The ability to appreciate complex works of art and literature is a valuable skill, but a great source of pleasure for a minority of people. It was ever thus. Our schools should certainly give all students the opportunity to develop that kind of refined sensibility. But let's not kid ourselves that most Australian teenagers in the 1960s were lying around under trees quoting Milton and Wordsworth.

She says that teaching kids through media such as Buffy the Vampire Slayer is just as valid as teaching them through the classics. But she also says there is no correlation between what kids read and how they behave. And so claims by groups such as Called2Action are baseless:

[If] we look at the research into which kids are most at risk of becoming abused, violent, drug-addicted or winding up in jail, it's clear that popular culture has very little to do with it. One of the most comprehensive Australian reports ever done into the causes of violence in Australian society, published in 1990 by the Australian Institute of Criminology, put media influences at the very bottom of a long list which begins with the influence of family and economic equality. And while there is understandable concern that it's children most at risk who are most likely to be vieweing media unsupervised, it is countered by research showing that the place they are most likely to be learning antosocial behaviour is out on the streets.

So it's hardly likely that The Cassell Dictionary of Slang is going to cause youths to become disaffected and take drugs.

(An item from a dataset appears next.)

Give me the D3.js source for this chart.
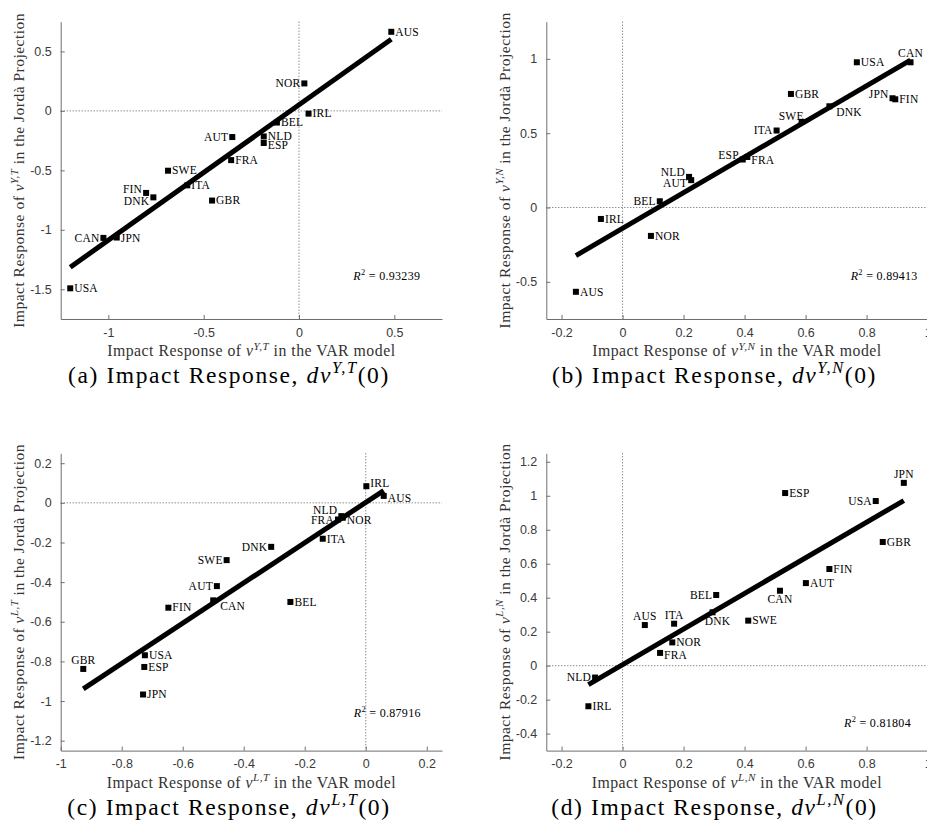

These right-wing evangelical Christians — and we have plenty of them in this country, too — are just incredible. In fact, a family that bought this book and studied it along with their kids would have a lot of fun:

It covers the recorded lexicon of English slang from the Elizabethan period down to the present day. It includes rhyming slang, street slang, idioms, colloquialisms, and even some standard English terms where these have arisen out of slang. And not only British slang, but also that of other English-speaking countries, including North America, South Africa, the anglophone Caribbean, and Australasia, though not India.

3 comments:

kimbofo said...

I can't believe that in this day and age people want to ban books. I had a good old rant about the Turks banning Winnie the Pooh, but, to be honest, banning a dictionary of slang seems even more offensive to me.

JahTeh said...

The world would be a boring place without slang but I'm old-fashioned and don't include 'rap' as slang. I find the origins of the words fascinating and rhyming slang especially.

TimT said...

What, they seriously think that a dictionary will move kids to violence? What a bunch of nutters.